There is no guarantee that the world we live in will 'tolerate' us indefinitely if we prove ourselves unable to live within its constraints. Is this – as some would claim – a failure to trust God, who has promised faithfulness to what he has made? I think that to suggest that God might intervene to protect us from the corporate folly of our practices is as unchristian and unbiblical as to suggest that he protects us from the results of our individual folly or sin. This is not a creation in which there are no real risks; our faith has always held that the inexhaustible love of God cannot compel justice or virtue; we are capable of doing immeasurable damage to ourselves as individuals, and it seems clear that we have the same terrible freedom as a human race. God's faithfulness stands, assuring us that even in the most appalling disaster love will not let us go; but it will not be a safety net that guarantees a happy ending in this world.
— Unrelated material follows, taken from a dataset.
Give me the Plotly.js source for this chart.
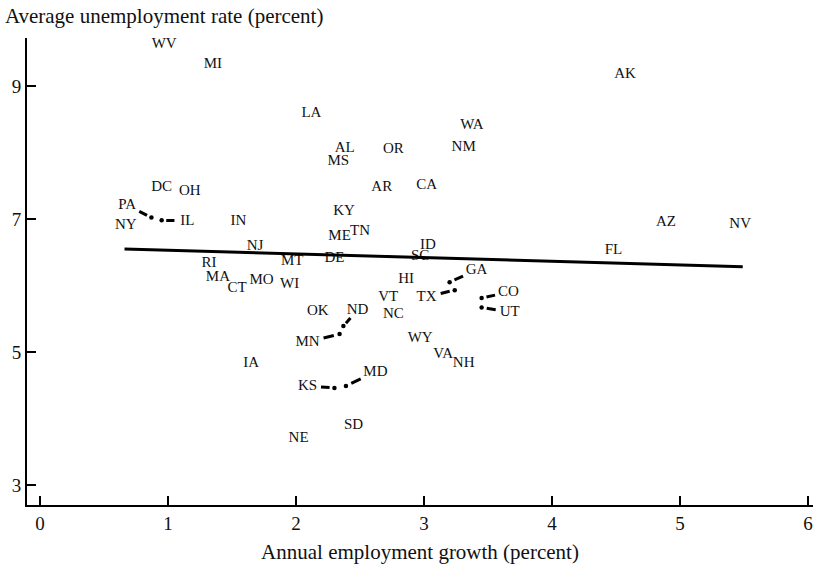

Any religious language that implies this is making a nonsense of the prophetic tradition of the Old Testament and the urgency of the preaching of Jesus.
- Rowan Williams, "Renewing the Face of the Earth:
Human Responsibility and the Environment"
This claim is central to my project. That we can destroy ourselves. Suicide is possible. Sadly, and all too frequently, as individuals. Perhaps
not so easily as a race (though I wouldn't rule it out). But certainly as a society. There is no divine guarantee of civilisational continuity. And so there is no short-circuiting the debate over whether this might not in fact be our present trajectory through an appeal to God's sovereignty.